Duh: 30 percent of Americans knowingly open spam
It seems that it's not enough for people to know it's spam. A survey suggests the mere thought that there might be money, sex, or a friend behind it is too much for many to resist.
"I know I shouldn't, but I will."
Such a thought has, over many centuries, been the precursor to explosions, amputations, marriages, and most of my previous relationships.
Thankfully, it is an impulse that seems to be shared by so many Americans that tears may shortly come to your eyes in sheer relief.
For I am in possession of research suggesting that many Americans just can't help opening spam e-mails, even though they know they're spam.
In this research, nearly one-third of respondents admitted that, at some time or other, they had opened an e-mail that they knew to have nefarious intentions.
Some 8.8 percent of these people went even further and downloaded the attachment that adorned the e-mail, once it had been opened.
Are people so devoid of the basic membranes of life that they insist on acting against their best interests? Oh, just look at election results and the average Vegas chapel.
Here, though, the motivations divided along gender lines.

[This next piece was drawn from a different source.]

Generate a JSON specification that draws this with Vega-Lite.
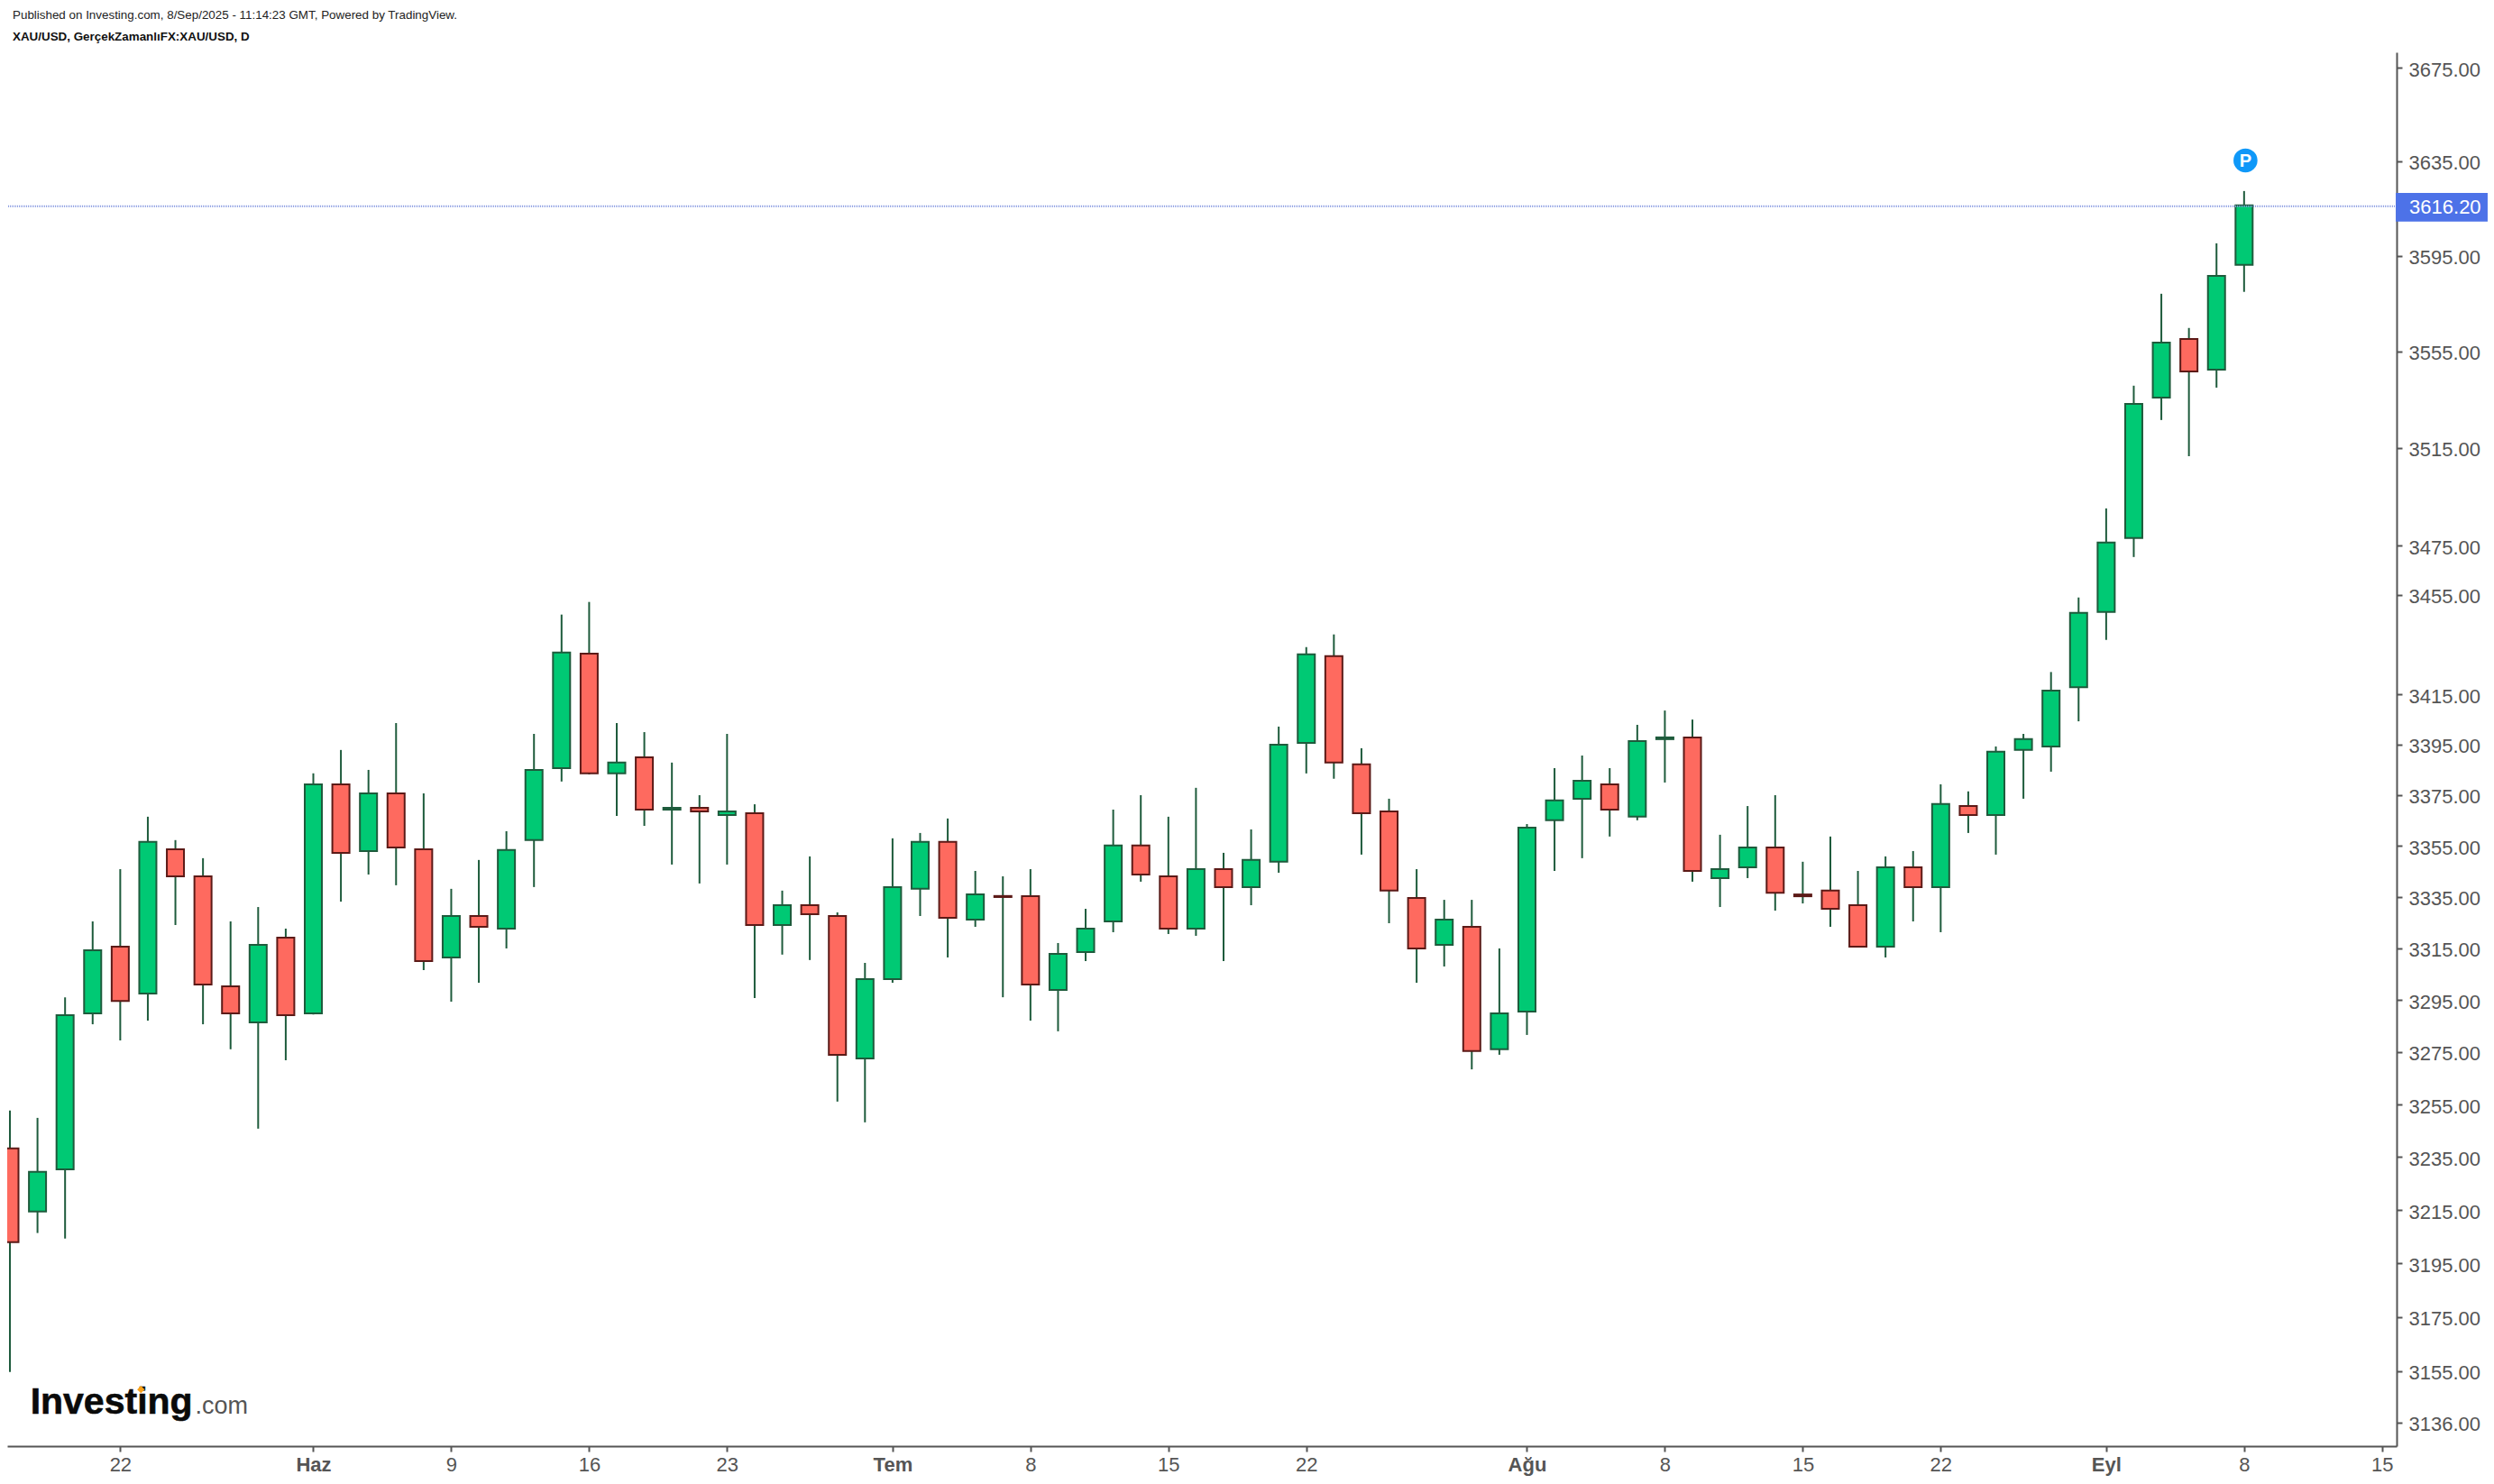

Men simply couldn't help but feel attracted to the lure of anything to do with money or sex. Yes, in that order. (Take a look at the embedded video.)
Women, on the other hand -- at least according to this research -- were more moved by the promise of a new socially networked friend. "Hi! It's Alison. Remember me?!!"
You will be stunned into sending yourself spam featuring a naked selfie of Scarlett Johansson when I reveal who sponsored this fine, and no doubt meticulous, research. For it was a company called Halon, which just happens to enjoy a deep involvement in software secured networks.
Still, let she who has never, ever opened an e-mail promising to reveal an undressed Justin Timberlake be the one to cast the first stone-cold sober snort.
Human beings are weak. We do things without thinking, often because we're on the Web and we know that thinking takes too long.
We might miss out on something exciting and how can we live with ourselves if we do?
Oddly, though our critical faculties are permanently impaired, our lust for revenge remains strong.
A full 31.4 percent of these respondents said that they'd take action against someone who sent them spam. Like what? Ask them for Mila's number?
No, almost 9 percent of men said they'd send an angry e-mail, while 7 percent said they'd make a bitter phone call.
Spam comes in so many forms. It could be e-mail, text, or a social media post. Frankly, these days I'm suspicious of messages in a bottle.
There are quite a few ways to detect spam.
Poor spelling and grammar are an indicator -- though they might also be an indicator that you've received a message from your nephew at Yale.
It's also worth looking at the sender's e-mail address and a subject line that might be rather too good to be truly intended for the eyes of the sane.
At heart, though, the reason people open these messages is because they believe in serendipity.
They believe that, one day, their prince will come, their princess will arrive, or their lottery numbers will come up.
At heart, we are dreamers and the unscrupulous often take advantage of that.
That's how divorce lawyers make so much money.